My dog Maddie is missing .... she is a 9 year old Blue and White Staffie bitch .. she was speyed recently and still has proud scar tissue from this healing...I lost her this afternoon at approximately 15:00 hours on the footpath by Erewash Canal between Ashes Play ground and Potters Lock . .she ran away when frightened by two idiots on a scooter ..and was seen shortly afterwards by fisherman running towards Nottingham Road / Larklands area of Ilkeston .....she is wearing a red 'Walk your Dog with Love harness . .but no collar ...my own stupid fault as I just slipped her harness on for quickness ...


SHE IS MICROCHIPPED to Angels Animal Rescue, Ripley, Derbyshire where I rehomed her from and they are aware she is lost....

Derbyshire Police are also aware and have permission to pass my details on to anyone finding her ....

She is registered with Priory Vets, Nottingham Road, Ilkeston, Derbyshire.

Please repost and share . .she is a lovely friendly dog who would not have run unless she was badly frightened ... please help me get her home for Christmas !!!!!

Please contact: Dawn Cox on 07840 873925 if you have any information ..... reward for safe return


----------



## Sled dog hotel (Aug 11, 2010)

mickyb said:


> Please could you post. Thank you x
> URGENT ... PLEASE SHARE WITH EVERYONE YOU KNOW IN THE ILKESTON AREA !!!!!!!!
> 
> My dog Maddie is missing .... she is a 9 year old Blue and White Staffie bitch .. she was speyed recently and still has proud scar tissue from this healing...I lost her this afternoon at approximately 15:00 hours on the footpath by Erewash Canal between Ashes Play ground and Potters Lock . .she ran away when frightened by two idiots on a scooter ..and was seen shortly afterwards by fisherman running towards Nottingham Road / Larklands area of Ilkeston .....she is wearing a red 'Walk your Dog with Love harness . .but no collar ...my own stupid fault as I just slipped her harness on for quickness ...
> ...


Hope she is found, it doesn't mention it and they may have done it already but have they registered her with Dog lost, you can put her details and a photo on there.

DogLost - Reuniting Lost Dogs With Their Owners

Also which they may have done also, but just in case.

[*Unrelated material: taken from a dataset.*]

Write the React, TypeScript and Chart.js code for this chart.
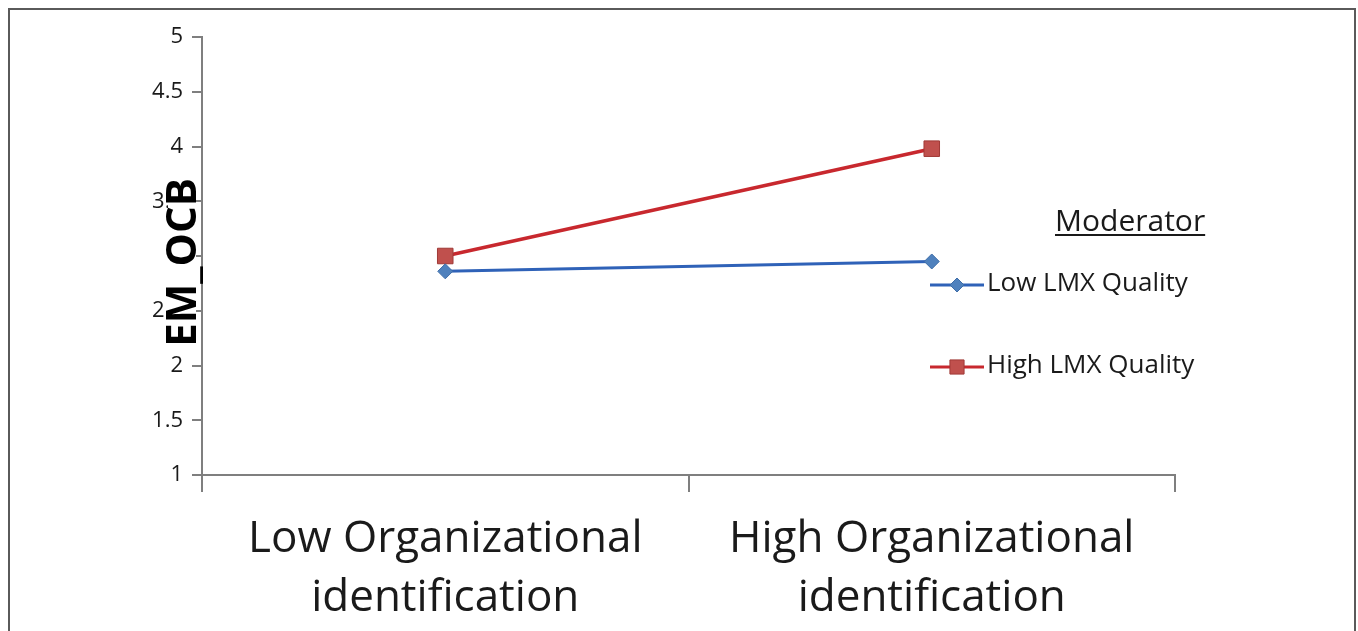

Lost and stray dogs are now the responsibility of the local council/s and the dog warden service so if you haven't already you also need to register her details with them too, in case she is reported to them or picked up as a stray. They would or should check for a chip anyway, but worth registering her with them as lost if she hasn't been already.

Hoping they hear news and she is found soon.


----------



## mickyb (Oct 31, 2008)

Hi I have looked on doglost but can't find her This post was on my face book page, but have been out looking for her


----------



## Sled dog hotel (Aug 11, 2010)

mickyb said:


> Hi I have looked on doglost but can't find her This post was on my face book page, but have been out looking for her


It would be worth the owner lodging her as missing with a picture on dog lost then. So if she is found and someone checks in she may well be recognised.


----------